While it's hardly unusual for a slice of life series to feature a hideously wealthy character, Shiina's massive house is useful beyond its comedic shock value. Gourmet Girl Graffiti has consistently excellent background art, but it can go unnoticed during scenes set in classrooms or Ryou's relatively simple apartment. With its elaborate architecture, vegetable garden, decorative pond, and seemingly endless bamboo forest, the big estate gives the series a chance to really go berserk. There's a mix of fine detail and artistic style on display here, and both add to the viewer's immersion in the scene.
This is a very pleasant episode to look at, but watching it is an exercise in patience.
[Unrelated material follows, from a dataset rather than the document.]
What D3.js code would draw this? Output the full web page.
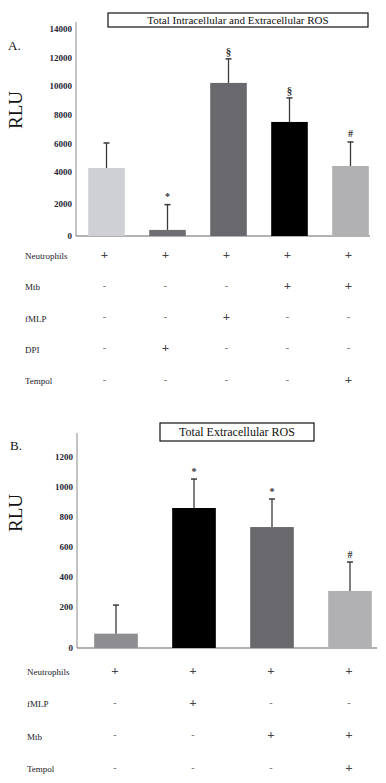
<!DOCTYPE html>
<html>
<head>
<meta charset="utf-8">
<script src="https://cdn.jsdelivr.net/npm/d3@7"></script>
<style>
  body { margin: 0; background: #fff; }
  svg { display: block; }
  svg text { font-family: "Liberation Serif", "DejaVu Serif", serif; }
</style>
</head>
<body>
<svg id="chart" width="386" height="783"></svg>
<script>
// panel A data
const valuesA = [4280, 380, 10230, 7500, 4420];
const errorsA = [1750, 1580, 1680, 1680, 1680];
const marksA = ['', '*', '§', '§', '#'];
const ticksA = [0, 2000, 4000, 6000, 8000, 10000, 12000, 14000];
const rowsA = ['Neutrophils', 'Mtb', 'fMLP', 'DPI', 'Tempol'];
const signsA = [
  ['+', '+', '+', '+', '+'],
  ['-', '-', '-', '+', '+'],
  ['-', '-', '+', '-', '-'],
  ['-', '+', '-', '-', '-'],
  ['-', '-', '-', '-', '+']
];

// panel B data
const valuesB = [70, 860, 733, 307];
const errorsB = [143, 193, 187, 193];
const marksB = ['', '*', '*', '#'];
const ticksB = [0, 200, 400, 600, 800, 1000, 1200];
const rowsB = ['Neutrophils', 'fMLP', 'Mtb', 'Tempol'];
const signsB = [
  ['+', '+', '+', '+'],
  ['-', '+', '-', '-'],
  ['-', '-', '+', '+'],
  ['-', '-', '-', '+']
];

const colorsA = ['#cfd0d4', '#6f6e73', '#69686d', '#000000', '#b1b1b4'];
const colorsB = ['#8e8d92', '#000000', '#69686d', '#b1b1b4'];

const svg = d3.select('#chart');

function panel(opt) {
  const g = svg.append('g').attr('font-family', '"Liberation Serif", serif');
  const n = opt.values.length;

  const x = d3.scaleBand()
    .domain(d3.range(n))
    .range(opt.xRange)
    .paddingInner(opt.pad)
    .paddingOuter(opt.pad / 2);

  // tick labels in the source are not evenly spaced, so use a piecewise scale
  const y = d3.scaleLinear().domain(opt.yDomain).range(opt.yRange);

  // panel letter
  g.append('text')
    .attr('x', opt.letterPos[0]).attr('y', opt.letterPos[1])
    .attr('font-size', 13).attr('fill', '#111')
    .text(opt.letter);

  // RLU label
  g.append('text')
    .attr('transform', `translate(${opt.rluPos[0]},${opt.rluPos[1]}) rotate(-90)`)
    .attr('text-anchor', 'middle')
    .attr('font-size', 19).attr('fill', '#111')
    .text('RLU');

  // title box
  const tb = opt.titleBox;
  g.append('rect')
    .attr('x', tb[0]).attr('y', tb[1]).attr('width', tb[2]).attr('height', tb[3])
    .attr('fill', '#fff').attr('stroke', '#111').attr('stroke-width', 1.2);
  g.append('text')
    .attr('x', tb[0] + tb[2] / 2).attr('y', tb[1] + tb[3] / 2)
    .attr('dy', '0.35em').attr('text-anchor', 'middle')
    .attr('font-size', opt.titleSize).attr('fill', '#111')
    .text(opt.title);

  // y axis
  const axisX = opt.xRange[0];
  g.append('line')
    .attr('x1', axisX).attr('x2', axisX)
    .attr('y1', opt.axisTop).attr('y2', y(0))
    .attr('stroke', '#888').attr('stroke-width', 1);
  g.append('line')
    .attr('x1', axisX).attr('x2', opt.baseEnd)
    .attr('y1', y(0)).attr('y2', y(0))
    .attr('stroke', '#666').attr('stroke-width', 1.2);

  g.selectAll('.tick')
    .data(opt.ticks)
    .join('text')
    .attr('x', axisX - 4)
    .attr('y', d => y(d))
    .attr('dy', '0.35em')
    .attr('text-anchor', 'end')
    .attr('font-size', 9)
    .attr('font-weight', 'bold')
    .attr('fill', '#262636')
    .text(d => d);

  // bars
  g.selectAll('.bar')
    .data(opt.values)
    .join('rect')
    .attr('x', (d, i) => x(i))
    .attr('y', d => y(d))
    .attr('width', x.bandwidth())
    .attr('height', d => y(0) - y(d))
    .attr('fill', (d, i) => opt.colors[i]);

  // error bars
  const eb = g.selectAll('.err')
    .data(opt.values)
    .join('g');
  eb.append('line')
    .attr('x1', (d, i) => x(i) + x.bandwidth() / 2)
    .attr('x2', (d, i) => x(i) + x.bandwidth() / 2)
    .attr('y1', d => y(d))
    .attr('y2', (d, i) => y(d + opt.errors[i]))
    .attr('stroke', '#3a3a3a').attr('stroke-width', 1.3);
  eb.append('line')
    .attr('x1', (d, i) => x(i) + x.bandwidth() / 2 - 3)
    .attr('x2', (d, i) => x(i) + x.bandwidth() / 2 + 3)
    .attr('y1', (d, i) => y(d + opt.errors[i]))
    .attr('y2', (d, i) => y(d + opt.errors[i]))
    .attr('stroke', '#3a3a3a').attr('stroke-width', 1.5);

  // significance marks
  g.selectAll('.mark')
    .data(opt.values)
    .join('text')
    .attr('x', (d, i) => x(i) + x.bandwidth() / 2)
    .attr('y', (d, i) => y(d + opt.errors[i]) - 8)
    .attr('dy', '0.35em')
    .attr('text-anchor', 'middle')
    .attr('font-size', (d, i) => opt.marks[i] === '§' ? 11 : 10)
    .attr('font-weight', 'bold')
    .attr('fill', '#333')
    .text((d, i) => opt.marks[i]);

  // condition table
  const ry = d3.scaleLinear().domain([0, opt.rows.length - 1]).range(opt.rowRange);
  opt.rows.forEach((r, ri) => {
    g.append('text')
      .attr('x', opt.rowLabelX).attr('y', ry(ri) + 2)
      .attr('dy', '0.35em')
      .attr('font-size', 9).attr('fill', '#1a1a2a')
      .text(r);
    g.selectAll('.sign' + ri)
      .data(opt.signs[ri])
      .join('text')
      .attr('x', (d, i) => x(i) + x.bandwidth() / 2 + opt.signShift)
      .attr('y', ry(ri))
      .attr('dy', '0.35em')
      .attr('text-anchor', 'middle')
      .attr('font-size', d => d === '+' ? 13 : 10)
      .attr('font-weight', 'bold')
      .attr('fill', d => d === '+' ? '#444' : '#777')
      .text(d => d);
  });
}

panel({
  values: valuesA, errors: errorsA, marks: marksA, ticks: ticksA,
  rows: rowsA, signs: signsA, colors: colorsA,
  xRange: [76, 381], pad: 0.4, baseEnd: 370,
  yDomain: [0, 4000, 14000], yRange: [236, 172, 29], axisTop: 22,
  letter: 'A.', letterPos: [8, 50], rluPos: [22, 110],
  titleBox: [108, 13, 260, 14], title: 'Total Intracellular and Extracellular ROS', titleSize: 11,
  rowLabelX: 25, rowRange: [254, 379], signShift: -2
});

panel({
  values: valuesB, errors: errorsB, marks: marksB, ticks: ticksB,
  rows: rowsB, signs: signsB, colors: colorsB,
  xRange: [77, 389], pad: 0.44, baseEnd: 377,
  yDomain: [0, 200, 1200], yRange: [648, 607, 457], axisTop: 433,
  letter: 'B.', letterPos: [10, 450], rluPos: [22, 513],
  titleBox: [160, 423, 154, 18], title: 'Total Extracellular ROS', titleSize: 12,
  rowLabelX: 27, rowRange: [670, 767], signShift: -1
});
</script>
</body>
</html>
For a show that usually manages to deliver at least a handful of laughs, Gourmet Girl Graffiti came out lukewarm this week. Most its attempts at comedy feel recycled, either from previous episodes or from the genre as a whole. The humor isn't bad or obnoxious by any means; it's just sort of bland.
Part of the problem is that a full episode is more screen time than this series really needs. Each episode's story is mostly just an excuse to have the characters prepare and eat that week's featured meal, and that doesn't require a whole lot of setup to pull off. This leaves around seven to ten minutes of dead air, which the writers end up filling with by-the-book character humor. If someone either cut Gourmet Girl Graffiti's running time in half or had it run two stories per episode, I'm willing to bet that the result would be a stronger series.
The good news is that the show continues to keep thing interesting on the culinary front. Last week's convenience store snacks broke the mold by focusing on the meal's emotional component, and the somen noodles continue that trend of looking beyond the taste of the food. With a simple combination of noodles and sauce, the focus shifts to the experience of snatching them out of a flowing stream of water. The idea here seems to be that food can provide entertainment beyond the usual experience of tasting something good. I'm glad that the series is continuing to wander beyond the dinner table, as it's helping to keep the formula from growing stale.
It's becoming increasingly obvious that Gourmet Girl Graffiti isn't aiming to be the best or most entertaining title of the season. More than anything else, it's interested in making the audience slow down and think of food as more than just something that keeps us from starving to death. By the show's own standards, this episode is a success. I never wanted to fish a bunch of noodles out of running water before, but now I do. (Just not in the middle of winter.) Something tells me that the creators would be perfectly happy with that outcome.
Gourmet Girl Graffiti is currently streaming on Crunchyroll.